I’ve been pretty vocal in past articles here at Nine Points about the dangers of becoming too identified with your Enneagram type—I cringe when I see someone wearing jewelry or clothing reflecting their Enneagram type, and my pre-frontal cortex tends to take a nap whenever I hear people referring to their type in normal conversation. (Is there anything more boring than hearing someone explain mundane actions as being rooted in their fixation, or saying “As a Type One, I tend to …”?)

 

 

That said, I think that it is silly to strenuously object to the  use of the word “type” when discussing the Enneagram, and I have been criticized by Facebook Enneagram forum commenters for doing so. Some have even posted a copy of Magritte’s painting “The Treachery of Images” in an effort to persuade me off use of “type.” Those “type” critics miss the point.

 

 

When Belgian artist Rene Magritte painted a pipe and wrote beneath it “Ceci n’est pas une pipe” (“This is not a pipe”), he was making a point about how we always have to bear in mind the limitations of language and the need for direct experience. He was not suggesting we convolute our language and start saying things like “Magritte also painted a representation of a man with an apple in front of his face” rather than saying “Magritte also painted a man with an apple in front of his face.” Everyone knows he did not paint an actual man or apple, and pointing out the obvious makes the people around you wish you would just go away.

 

 

Besides, what would it even mean if someone believed they were a type (other than that they are clearly nuts)—that they aren’t a human being but an abstract class of objects with shared qualities?

 

 

The image that accompanies this article, which I found on the “Philosophy Matters” Facebook page, makes this point—it is almost impossible to have a conversation if we avoid terms that everyone understands just to make some point that everyone already knows. (The text from the image is reproduced below.)

 

 

The definition of “type” is very clear in this regard: qualities common to a number of individuals that distinguish them as an identifiable class.
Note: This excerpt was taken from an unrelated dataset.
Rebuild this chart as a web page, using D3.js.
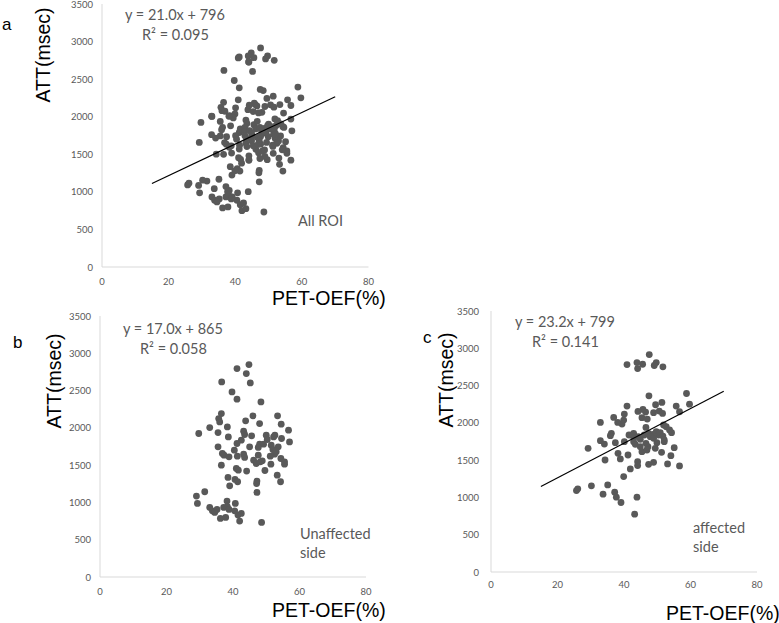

Calling someone a “type” simply means that they are a member of this category. If you don’t think that this is one of the main values that the Enneagram provides us—to understand that people are different, but that some of those differences are consistent and steady over time and it is helpful to know what kind of characteristics a given person frequently displays—you are missing out. The teaches us that we ARE a type AND that we are ALSO much more. These two lessons are not mutually exclusive. Feel free to twist yourself into linguistic contortions to make an obvious point if you want, but your constant harping on the dangers of other people not doing the same are just boring.

 

 

My preference is to use the term “Ennea-type” as it indicates a specific relationship the class being identified to the Enneagram. When I use it, all I am saying (and which any sensible person understands) is that I am referring to someone who has a tendency to non-consciously show a habitual (though by no means exclusive) tendency to overuse one of the particular personality strategies correlated to a specific point on the Enneagram diagram. Repeating this explanation every time would just be a silly waste of time. Arguing over this point strikes me as particularly Sophist, focusing on a distinction without a difference. So let’s get past this argument and remember, yes, we are not a “type,” but it is a distraction to become so fixated on the argument that we lose touch with what the Enneagram teaches us:

 

 

While we are all unique individuals, we also tend to fixate into the same patterns that a broad subset of humanity does; that in order to gain freedom from these patterns it helps to remember that we are the kind (or “type”) of person who falls into these traps in the first place.

 

 

“Of course this is a pipe. Nobody really thinks that artistic portrayals of certain objects are literally the objects themselves. Referring to symbols as what they are understood to represent is merely a universally employed linguistic convenience. Saying “this is a portrayal of a pipe” would be too tiring. So, yes, this is a pipe, because the word pipe is understood by everyone to refer to portrayals of pipes as well actual pipes. This is how language works. Stop being a pedantic you post-modernist bore.”